Kapoeta South county’s commissioner, Martin Lorika, who also spoke at the news conference, urged the government to quickly intervene, adding that people in the area are losing all their chickens, goats and cattle which they sell to sustain their families.

“Goats and cattle are being sold. If you go to Greater Kapoeta, you find that all the markets are being flooded with livestock but there is no food to buy. Also there are no people buying cows. It is a terrible situation. Our people did not harvest anything this previous season,” said Lorika.

“People in this area are now travelling to far away areas, where they buy a bucket of maize for more than 300 South Sudanese pounds and it is not even available”, he said, adding that the food shortages had resulted in a serious depletion of livestock in the area.

“It is even worse for me as the village head because desperate people in the area come to me for help. When we receive grain, these are the people that I then target first.”

Lorika said the supply of grain from international relief organisations in the area was not only inconsistent, but was also not enough to cater for the needy people in his area.

“In my house also, I have more [then] 42 families. When I get something, I struggle to find out how to distribute them among the most affected families,”

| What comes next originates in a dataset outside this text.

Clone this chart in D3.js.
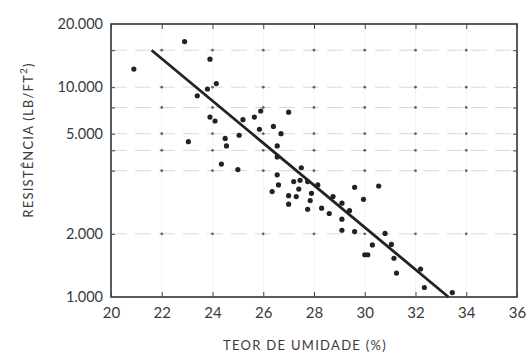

The other problem, he said, was the lack of seeds to grow new crops. You don’t find grains around. So we are calling on our brothers from other states, especially business people to quickly take grains from wherever they will find them to the area so that our people are rescued from hunger”, Lorika said.

Minister of humanitarian affairs and disaster management Lual Acuil at news conference in Juba,  6 February 2013 (ST)
Minister of humanitarian affairs and disaster management Lual Acuil at news conference in Juba, 6 February 2013 (ST)
South Sudan’s national minister for humanitarian affairs and disaster management, Lual Achuil, acknowledged the prevalence of hunger in Eastern Equatoria, saying the government has appealed for $1.2 billion to cover the food deficit.

“One third of this appeal has been made. Despite economic crisis all over the world today, some donor countries were able to honour their pledges,” he said, adding over 4 million people would need food assistance countrywide this year.

Acuil, who was speaking at the same news conference, said he had witnessed places where families have reduced the number of meals they take per day as the food security situation worsens.

“We already witnessed people who have started selling their livestock at distress prices. We also hear of people starting to cut the number of meals they have per day, which is a clear indication that the food security situation is worsening,” he said.

He called on the government to construct new roads before the next rainy season so that inaccessible areas can be reached.

“I want you people, especially the adviser to the president to whisper to the president’s ear so that he instructs the minister of roads and bridges to ensure emergency roads are constructed immediately. [The] WFP (United Nations World Food Programme) has food but this food cannot be delivered to some of the affected areas because there are no roads. They are not passable”, Acuil said.

Erratic rainfall patterns, decrease in acreage, poor agricultural practices and unsuitability of crops grown in certain areas are, according to the minister, some of the major causes of food shortages in the area.

The food crisis in South Sudan requires long-term solutions and the government is launching a strategic plan to increase food production across the whole country this year.

Minister of information Barnaba Marial Benjamin (C) and minister of humanitarian affairs Joseph Lual Acuil (L), 6 February 2013 (ST)
Minister of information Barnaba Marial Benjamin (C) and minister of humanitarian affairs Joseph Lual Acuil (L), 6 February 2013 (ST)
South Sudan’s minister of information and broadcasting, Barnaba Marial Benjamin, said there was a need to find long-term solutions to the food crisis that has bedevilled the country for several years.

“We have been trying to promote what we call community productive asset promotion … basically creating assets that can contribute to improve the food security situation in South Sudan, for example, rehabilitation of irrigation schemes,” he said.

Marial said the people of Greater Equatoria are part of South Sudan and that they must be shown solidarity because they have always stood with the people of the new nation from other state’s in the past.

“During the 2012 crisis with the government of Sudan, the people of Kapoeta went out in the villages to protest the aggression and made contributions which they sent to [the] frontlines to our soldiers. They did it because they are citizens of this country. So we must show this solidarity,” Marial told the news conference at the ministry of information.